Friday, November 07, 2008

Democracy 2.0: The Need for True Advocacy

It can be said that democracy is a two-step process. Yes, its important component is the actual act of voting, that exercise of civic duty that so few of us actually avail ourselves. The other centers on its aftermath: advocacy.

In a country where 64% (this year's rough estimate of nationwide turnout) is the best that one of the standard-bearers of the free society can expect, advocacy is an integral and needed step in ensuring that good government is actually carried out.

While we often forget that these politicians work for us and not the other way around, we must instill in them a sense of accountability for their actions not only in the voting booth (as has been done just this past Tuesday), but each day through contact with our local politicians, state politicians, and those going up to that bureaucratic befuddlement of Washington, D.C. We mustn't rely on others to speak for us. This country's government, as President Lincoln stated at the close of the Gettysburg Address, is one "of the people, by the people, for the people." We mustn't forget this...we must change government ourselves through advocacy if true change is to occur.

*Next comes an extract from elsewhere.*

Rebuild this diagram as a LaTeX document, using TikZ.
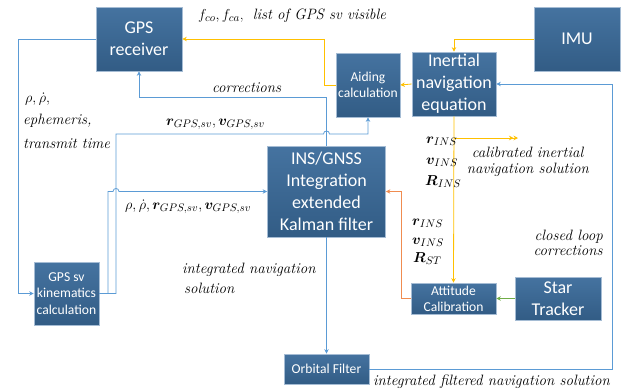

Yes, informed consciences are important before the voting process and during it, but so too are they important in deciding the direction of leadership in one's community, great or small, and much greater is the need of active and informed advocacy of those very ones we vote in (or have foisted on us). We mustn't be quiet. We mustn't go quietly into the night. We must organize, continue to organize, and speak out for the change we see needed in a country where change can be abused.

We need informed consciences not to lord things over people. No, we need them to give the Truth to our society. We need to be shepherds of the Truth. We must speak out to injustices and change the way we work as a country. I implore you, do not give up on the second half of democracy—advocacy.

This country is need of it, or we as a nation might just plunge off the cliff of instability or—worse yet—insignificance.